Bishops join leaders of other major faiths to demand climate action at COP26 in Glasgow

Faith leaders have joined together to demand climate action ahead of the worldwide COP26 meeting on climate change in Glasgow.

The new declaration from representatives of religious communities across the United Kingdom calls on us all to be “advocates for justice” ahead of the Glasgow summit.

The declaration comes just 40 days before the beginning of COP26 when leaders are set to agree emission reducing plans to avert a rise in global temperatures of more than 1.5 degrees Celsius.
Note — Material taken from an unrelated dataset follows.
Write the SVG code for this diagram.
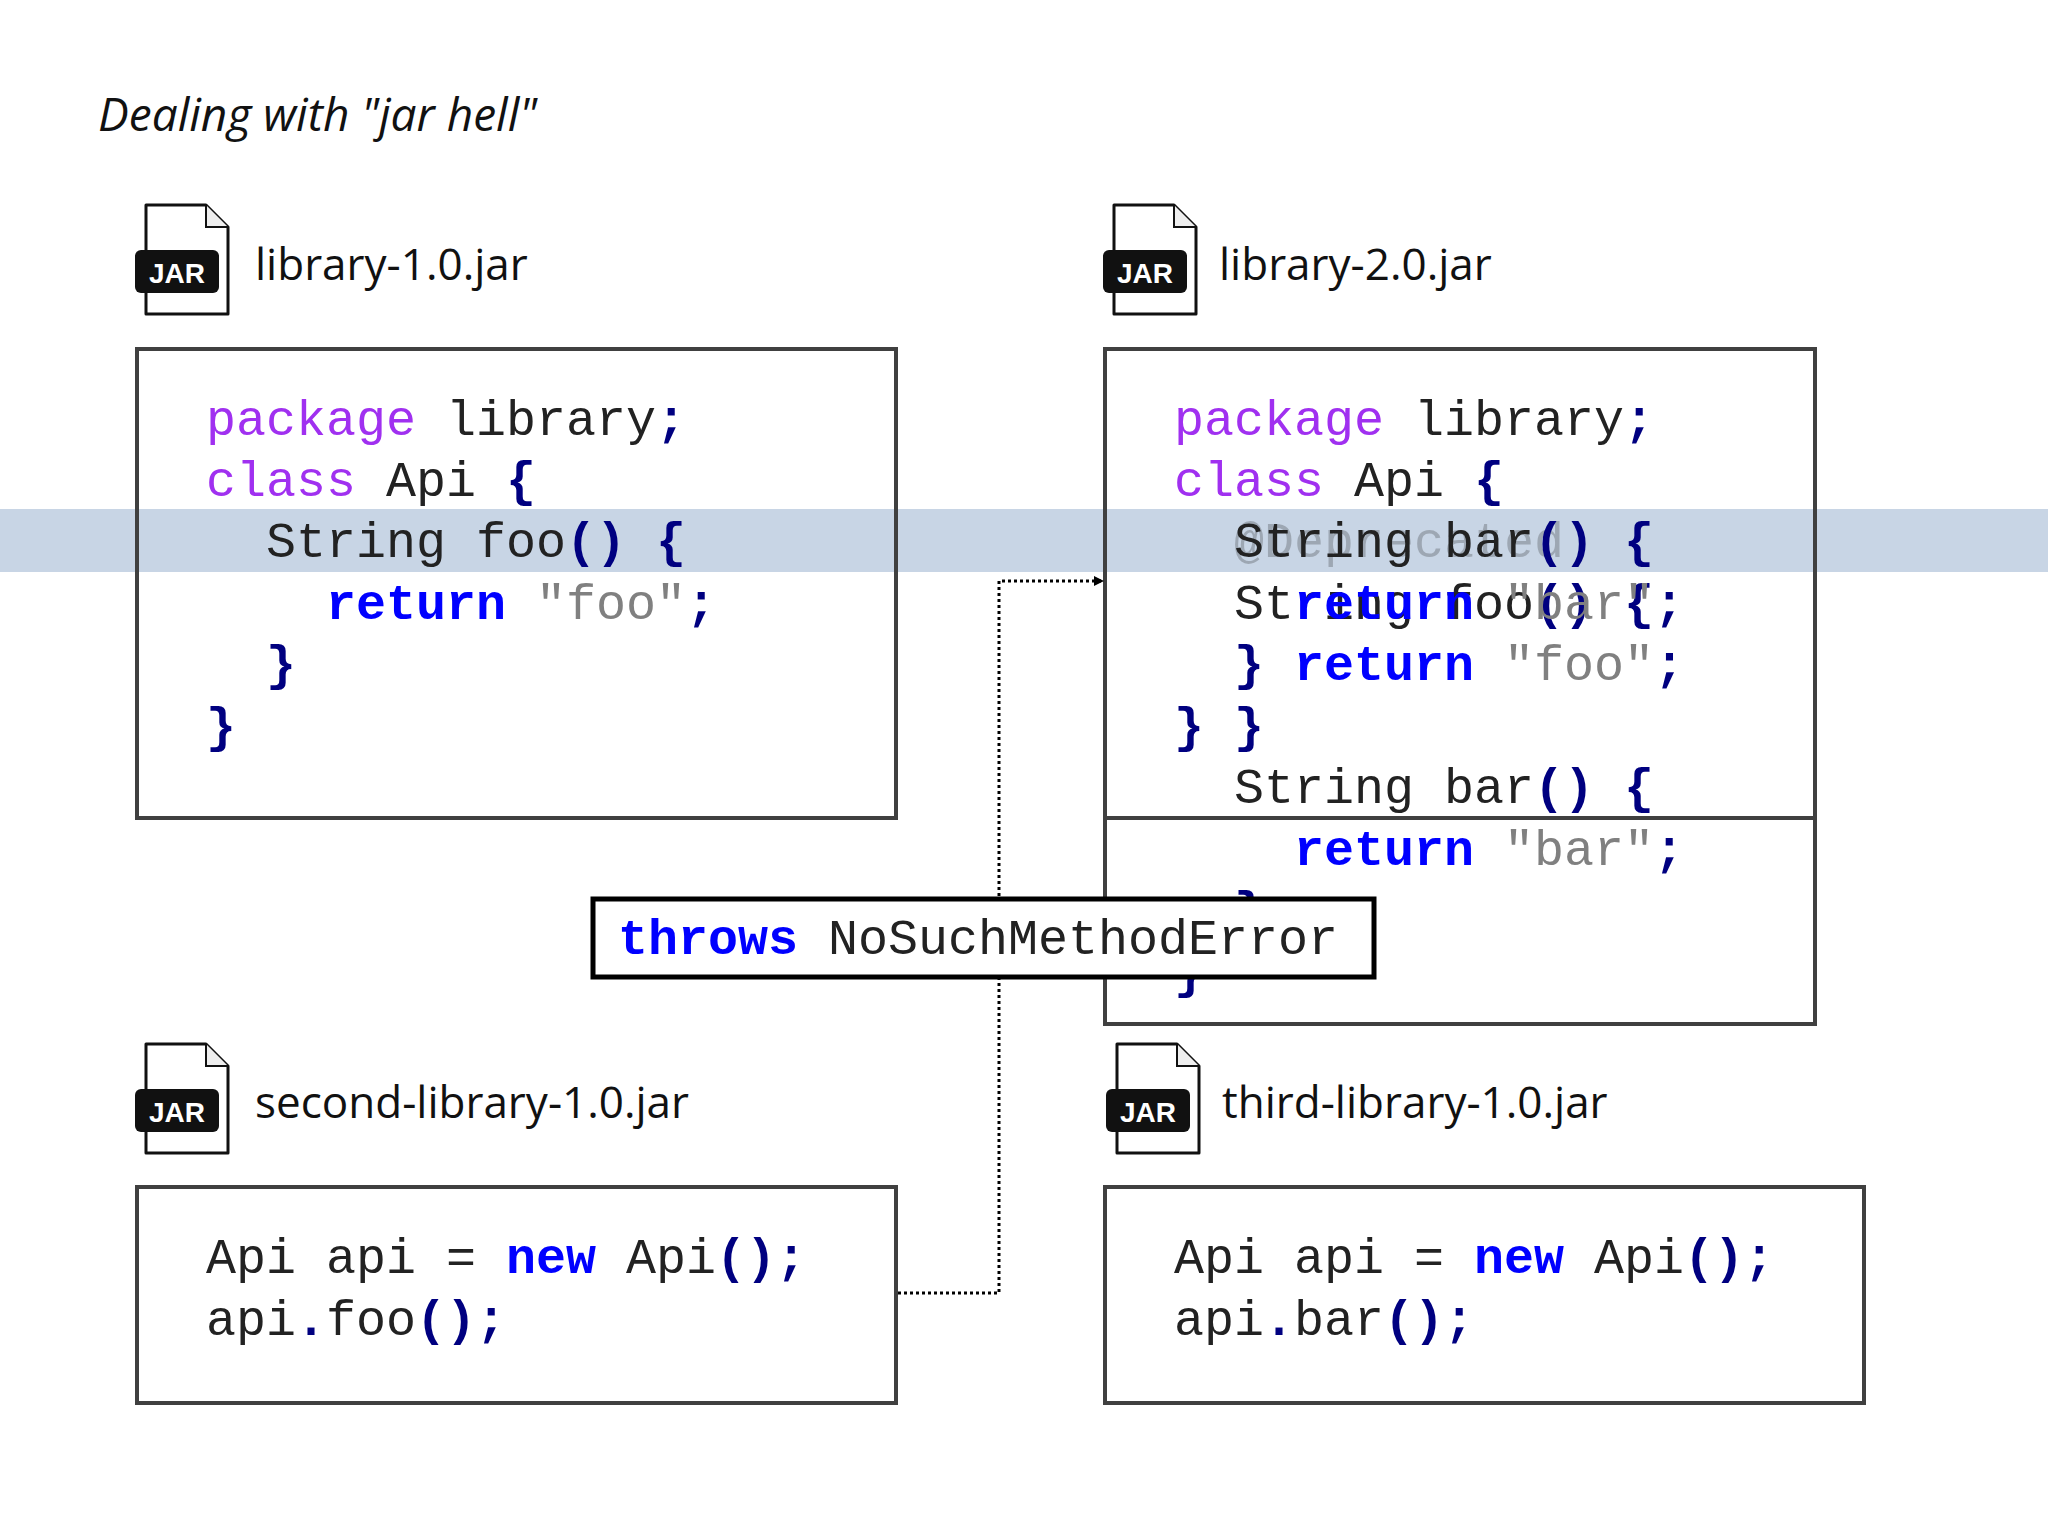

Graham Usher, Bishop of Norwich and lead Bishop on the Environment for the Church of England, signed the statement alongside leaders of every major Christian denomination and representatives from Baha’i, Buddhist, Hindu, Jain, Jewish, Muslim, and Sikh communities.The declaration states:

“We remind governments of their commitments made in Paris in 2015 to limit global warming, and to protect the environment, the biosphere and biodiversity. We call upon them to take the urgent action needed to avert the loss, damage, and forced migration threatened by climate change.

“Across our doctrinal and political differences, we know that we must change our ways to ensure a quality of life which all can share.  We need to provide hope for people of all ages, everywhere, including future generations.
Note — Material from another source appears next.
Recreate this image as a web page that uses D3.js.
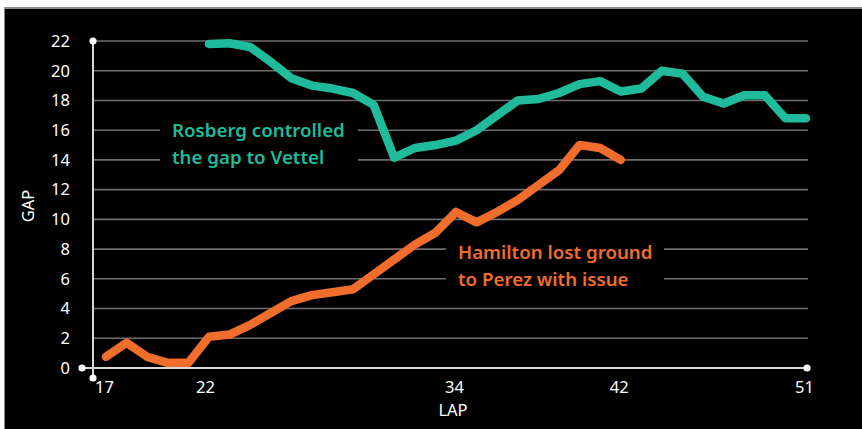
<html>
  <head>
    <title>Rosberg / Hamilton gap chart</title>
  <style type="text/css">
    body{
      margin: 0;
      background: white;
      font-family: "Noto Sans", sans-serif;
    }
  </style>
  </head>
  <body>
    <script src="https://cdn.jsdelivr.net/npm/d3@7"></script>
    <div id="graph_item"></div>
    <script>

// data
var rosbergLaps = [22,23,24,25,26,27,28,29,30,31,32,33,34,35,36,37,38,39,40,41,42,43,44,45,46,47,48,49,50,51];
var rosbergGap = [21.8,21.85,21.6,20.6,19.5,19.0,18.8,18.5,17.7,14.15,14.8,15.0,15.3,16.0,17.0,18.0,18.1,18.5,19.1,19.3,18.6,18.8,20.0,19.8,18.25,17.8,18.35,18.35,16.8,16.8];

var hamiltonLaps = [17,18,19,20,21,22,23,24,25,26,27,28,29,30,31,32,33,34,35,36,37,38,39,40,41,42];
var hamiltonGap = [0.75,1.7,0.75,0.35,0.35,2.1,2.25,2.9,3.7,4.5,4.9,5.1,5.3,6.3,7.3,8.3,9.1,10.5,9.8,10.5,11.3,12.3,13.3,15.0,14.8,14.0];

var yTicks = [0,2,4,6,8,10,12,14,16,18,20,22];
var xTicks = [17,22,34,42,51];

var teal = "#1fbb9b",
    orange = "#f06d2b";

var svg = d3.select("#graph_item")
  .append("svg")
    .attr("width", 862)
    .attr("height", 429);

// frame: white strip on top, grey border, black panel
svg.append("rect").attr("width", 862).attr("height", 429).attr("fill", "white");
svg.append("rect").attr("x", 4).attr("y", 7).attr("width", 858).attr("height", 422).attr("fill", "#8a8a8a");
svg.append("rect").attr("x", 5).attr("y", 9).attr("width", 857).attr("height", 420).attr("fill", "black");

var x = d3.scaleLinear().domain([17, 51]).range([106, 806]);
var y = d3.scaleLinear().domain([0, 22]).range([368, 41]);
var axisX = 93, axisRight = 808;

// grid lines
svg.append("g")
  .selectAll("line")
  .data(yTicks.filter(d => d > 0))
  .join("line")
    .attr("x1", axisX)
    .attr("x2", axisRight)
    .attr("y1", d => y(d))
    .attr("y2", d => y(d))
    .attr("stroke", "#6e6e6e")
    .attr("stroke-width", 1.6);

// y axis labels
var yAxis = svg.append("g")
  .attr("transform", "translate(" + (axisX - 20) + ",0)")
  .call(d3.axisLeft(y).tickValues(yTicks).tickSize(0).tickPadding(3))
  .call(g => g.select(".domain").remove());
yAxis.selectAll("text")
  .attr("fill", "white")
  .style("font-family", "Noto Sans, sans-serif")
  .style("font-size", "16.5px");

// x axis labels
var xAxis = svg.append("g")
  .attr("transform", "translate(0," + 381 + ")")
  .call(d3.axisBottom(x).tickValues(xTicks).tickSize(0).tickPadding(0).tickFormat(d3.format("")))
  .call(g => g.select(".domain").remove());
xAxis.selectAll("text")
  .attr("fill", "white")
  .attr("dx", function(d){ return d == 22 ? -4 : -2; })
  .style("font-family", "Noto Sans, sans-serif")
  .style("font-size", "16.5px");

svg.append("text")
  .attr("x", 453)
  .attr("y", 416)
  .attr("text-anchor", "middle")
  .attr("fill", "white")
  .style("font-size", "16.5px")
  .text("LAP");

svg.append("text")
  .attr("transform", "translate(34,206) rotate(-90)")
  .attr("text-anchor", "middle")
  .attr("fill", "white")
  .style("font-size", "16.5px")
  .text("GAP");

// axis lines with end dots
svg.append("line")
  .attr("x1", axisX).attr("x2", axisX)
  .attr("y1", y(22)).attr("y2", 378)
  .attr("stroke", "#d8d8d8").attr("stroke-width", 2);
svg.append("line")
  .attr("x1", 82).attr("x2", axisRight)
  .attr("y1", y(0)).attr("y2", y(0))
  .attr("stroke", "#d8d8d8").attr("stroke-width", 2);
svg.append("g")
  .selectAll("circle")
  .data([[axisX, y(22)], [axisRight - 1, y(0)], [82, y(0)], [axisX, 378]])
  .join("circle")
    .attr("cx", d => d[0])
    .attr("cy", d => d[1])
    .attr("r", 3.6)
    .attr("fill", "white");

// annotations (black box hides the grid behind the text)
function annotate(lines, x0, y0, w, color){
  svg.append("rect")
    .attr("x", x0 - 12).attr("y", y0 - 22)
    .attr("width", w).attr("height", 54)
    .attr("fill", "black");
  svg.append("text")
    .attr("x", x0)
    .attr("y", y0)
    .attr("fill", color)
    .style("font-size", "18.7px")
    .style("font-weight", 600)
    .selectAll("tspan")
    .data(lines)
    .join("tspan")
      .attr("x", x0)
      .attr("dy", (d, i) => i == 0 ? 0 : 26.5)
      .text(d => d);
}

var line = d3.line()
  .x(d => x(d[0]))
  .y(d => y(d[1]));

annotate(["Rosberg controlled", "the gap to Vettel"], 172, 137, 198, teal);
annotate(["Hamilton lost ground", "to Perez with issue"], 458, 259, 218, orange);

svg.append("path")
  .datum(d3.zip(rosbergLaps, rosbergGap))
  .attr("fill", "none")
  .attr("stroke", teal)
  .attr("stroke-width", 8.5)
  .attr("stroke-linejoin", "round")
  .attr("stroke-linecap", "round")
  .attr("d", line);

svg.append("path")
  .datum(d3.zip(hamiltonLaps, hamiltonGap))
  .attr("fill", "none")
  .attr("stroke", orange)
  .attr("stroke-width", 8.5)
  .attr("stroke-linejoin", "round")
  .attr("stroke-linecap", "round")
  .attr("d", line);

</script>
  </body>
</html>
“To offer hope in the world we need to have confidence that those in power understand the vital role they have to play at the Glasgow COP26.”

The new multi-faith declaration builds on the 2015 Lambeth Declaration and this month’s statement signed by the Archbishop of Canterbury, the Pope, and the Ecumenical Patriarchate. The three Christian leaders then warned of the urgency of environmental sustainability, its impact on poverty, and the importance of global cooperation ahead of COP26.

The publication of the declaration coincides with the end of both the Scottish Government Climate Week and Stop Climate Chaos Fringe Week, as well as the beginning of the Climate Coalition’s Great Big Green Week.

The Glasgow Declaration pledges a response to the challenge set by the climate emergency “by calling on governments, businesses and others who exercise power and influence to put into effect the Paris agreement; to make the transition to a just and green economy a priority; and to commit to science-based targets that are aligned with a healthy, resilient, zero-emissions future.”

Bishop Graham Usher said:

“As a world community we need to come together and keep the rise in global temperature to below 1.5 degrees.  We are drawing on the wells of wisdom within our traditions to encourage the leaders of the world to take the bold, prophetic, steps we all need.”